Along with these ironclad police facilities are new ironclad state laws, outlawing picketing, economic boycotting and demonstrating. Other laws to control the printing and distribution of certain types of information, and laws to dampen complaints to federal authorities."

Black Indians: An American Story (2001), directed by Chip Richie, Rich-Heape Films

And getting back to John Hope Franklin, there are a lot of times when someone has both black and Indian blood, and it is not known, or hidden, and so for many of the people they talk to in the film it becomes about being free to embrace all of their heritage. It was touching, and it puts some other things into context for me.

There have been some additional things that don't relate directly, but felt like they might be relevant, so I also watched Erasing Hate, a 2011 MSNBC film about a former skinhead getting his facial tattoos removed, and I am reading How the Irish Became White by Noel Ignatiev. It does pertain to race, but it looks like there are better books on the subject. And, because I finally got around to reading about Bass Reeves, I am going to read about Chang Apana.

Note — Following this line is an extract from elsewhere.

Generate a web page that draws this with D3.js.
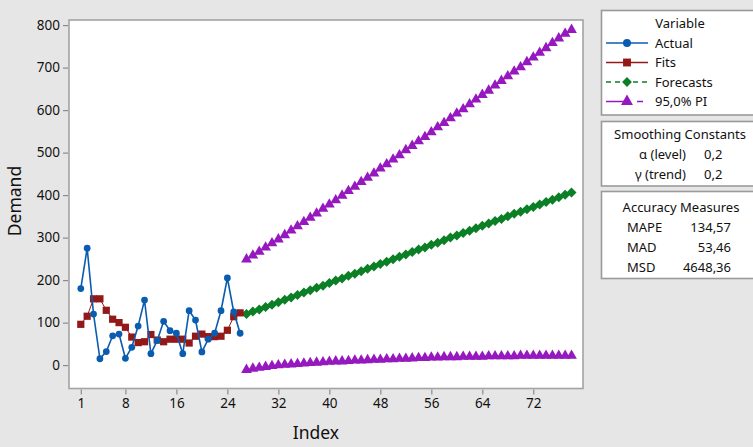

That may not sound like it makes sense, but while I was doing some of my reading, I really wanted to bring in Rats: Observations on the History and Habitat of the City's Most Unwanted Inhabitants by Robert Sullivan. I thought it was because I was going to be drawing something with a lot of rats, which I actually have not gotten around to drawing yet. However, it reminded me about some important things about press and journalism that were relevant as the biographies sorted through newspaper accounts, and it will come up again. So things work out.